>>
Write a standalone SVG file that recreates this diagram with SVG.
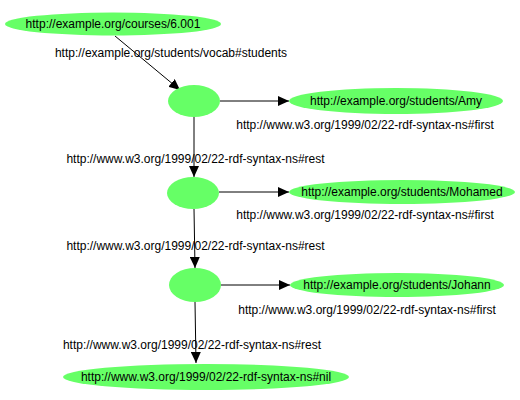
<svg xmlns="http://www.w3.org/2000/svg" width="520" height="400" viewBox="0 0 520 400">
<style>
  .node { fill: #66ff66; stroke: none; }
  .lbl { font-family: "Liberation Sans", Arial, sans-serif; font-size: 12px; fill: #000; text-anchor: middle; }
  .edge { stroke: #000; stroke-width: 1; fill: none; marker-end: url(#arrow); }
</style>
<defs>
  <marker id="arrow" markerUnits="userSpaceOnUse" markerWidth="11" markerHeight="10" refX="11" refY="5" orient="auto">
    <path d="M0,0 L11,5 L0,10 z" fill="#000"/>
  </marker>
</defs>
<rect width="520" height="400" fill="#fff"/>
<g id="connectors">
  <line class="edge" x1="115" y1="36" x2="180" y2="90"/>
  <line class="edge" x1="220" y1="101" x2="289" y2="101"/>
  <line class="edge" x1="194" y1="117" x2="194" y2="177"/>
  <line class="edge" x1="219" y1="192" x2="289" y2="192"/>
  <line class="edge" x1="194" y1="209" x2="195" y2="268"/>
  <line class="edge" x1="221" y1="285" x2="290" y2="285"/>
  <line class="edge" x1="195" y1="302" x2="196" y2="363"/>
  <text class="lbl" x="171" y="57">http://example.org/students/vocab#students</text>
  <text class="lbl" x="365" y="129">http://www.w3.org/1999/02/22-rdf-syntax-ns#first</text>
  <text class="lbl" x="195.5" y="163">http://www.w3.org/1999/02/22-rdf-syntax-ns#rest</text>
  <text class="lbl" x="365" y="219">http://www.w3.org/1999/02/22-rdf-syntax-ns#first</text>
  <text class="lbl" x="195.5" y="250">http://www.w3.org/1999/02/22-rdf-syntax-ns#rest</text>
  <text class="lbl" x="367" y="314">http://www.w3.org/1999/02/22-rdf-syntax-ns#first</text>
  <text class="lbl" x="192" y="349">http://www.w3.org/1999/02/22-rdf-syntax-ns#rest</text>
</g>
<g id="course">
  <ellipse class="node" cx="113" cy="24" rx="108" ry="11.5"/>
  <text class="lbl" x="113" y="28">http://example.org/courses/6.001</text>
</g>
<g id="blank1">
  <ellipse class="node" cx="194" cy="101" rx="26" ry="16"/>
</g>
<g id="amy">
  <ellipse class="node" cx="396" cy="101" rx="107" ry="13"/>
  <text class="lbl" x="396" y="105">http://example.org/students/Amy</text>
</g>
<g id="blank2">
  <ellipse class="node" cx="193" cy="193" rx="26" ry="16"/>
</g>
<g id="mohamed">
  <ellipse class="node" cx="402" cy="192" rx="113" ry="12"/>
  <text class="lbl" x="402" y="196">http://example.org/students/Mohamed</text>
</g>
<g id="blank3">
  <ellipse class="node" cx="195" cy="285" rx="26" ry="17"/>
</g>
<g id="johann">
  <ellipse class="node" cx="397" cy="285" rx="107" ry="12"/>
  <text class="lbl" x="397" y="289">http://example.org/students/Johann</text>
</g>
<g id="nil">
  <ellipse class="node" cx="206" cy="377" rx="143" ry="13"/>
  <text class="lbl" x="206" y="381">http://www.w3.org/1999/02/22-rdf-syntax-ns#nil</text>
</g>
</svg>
<<
Set the listing down in full and exactly. Pictures within it should not appear in the copy.

Task solution →
Write a standalone SVG file that recreates this diagram with SVG.
<svg xmlns="http://www.w3.org/2000/svg" width="520" height="400" viewBox="0 0 520 400">
<style>
  .node { fill: #66ff66; stroke: none; }
  .lbl { font-family: "Liberation Sans", Arial, sans-serif; font-size: 12px; fill: #000; text-anchor: middle; }
  .edge { stroke: #000; stroke-width: 1; fill: none; marker-end: url(#arrow); }
</style>
<defs>
  <marker id="arrow" markerUnits="userSpaceOnUse" markerWidth="11" markerHeight="10" refX="11" refY="5" orient="auto">
    <path d="M0,0 L11,5 L0,10 z" fill="#000"/>
  </marker>
</defs>
<rect width="520" height="400" fill="#fff"/>
<g id="connectors">
  <line class="edge" x1="115" y1="36" x2="180" y2="90"/>
  <line class="edge" x1="220" y1="101" x2="289" y2="101"/>
  <line class="edge" x1="194" y1="117" x2="194" y2="177"/>
  <line class="edge" x1="219" y1="192" x2="289" y2="192"/>
  <line class="edge" x1="194" y1="209" x2="195" y2="268"/>
  <line class="edge" x1="221" y1="285" x2="290" y2="285"/>
  <line class="edge" x1="195" y1="302" x2="196" y2="363"/>
  <text class="lbl" x="171" y="57">http://example.org/students/vocab#students</text>
  <text class="lbl" x="365" y="129">http://www.w3.org/1999/02/22-rdf-syntax-ns#first</text>
  <text class="lbl" x="195.5" y="163">http://www.w3.org/1999/02/22-rdf-syntax-ns#rest</text>
  <text class="lbl" x="365" y="219">http://www.w3.org/1999/02/22-rdf-syntax-ns#first</text>
  <text class="lbl" x="195.5" y="250">http://www.w3.org/1999/02/22-rdf-syntax-ns#rest</text>
  <text class="lbl" x="367" y="314">http://www.w3.org/1999/02/22-rdf-syntax-ns#first</text>
  <text class="lbl" x="192" y="349">http://www.w3.org/1999/02/22-rdf-syntax-ns#rest</text>
</g>
<g id="course">
  <ellipse class="node" cx="113" cy="24" rx="108" ry="11.5"/>
  <text class="lbl" x="113" y="28">http://example.org/courses/6.001</text>
</g>
<g id="blank1">
  <ellipse class="node" cx="194" cy="101" rx="26" ry="16"/>
</g>
<g id="amy">
  <ellipse class="node" cx="396" cy="101" rx="107" ry="13"/>
  <text class="lbl" x="396" y="105">http://example.org/students/Amy</text>
</g>
<g id="blank2">
  <ellipse class="node" cx="193" cy="193" rx="26" ry="16"/>
</g>
<g id="mohamed">
  <ellipse class="node" cx="402" cy="192" rx="113" ry="12"/>
  <text class="lbl" x="402" y="196">http://example.org/students/Mohamed</text>
</g>
<g id="blank3">
  <ellipse class="node" cx="195" cy="285" rx="26" ry="17"/>
</g>
<g id="johann">
  <ellipse class="node" cx="397" cy="285" rx="107" ry="12"/>
  <text class="lbl" x="397" y="289">http://example.org/students/Johann</text>
</g>
<g id="nil">
  <ellipse class="node" cx="206" cy="377" rx="143" ry="13"/>
  <text class="lbl" x="206" y="381">http://www.w3.org/1999/02/22-rdf-syntax-ns#nil</text>
</g>
</svg>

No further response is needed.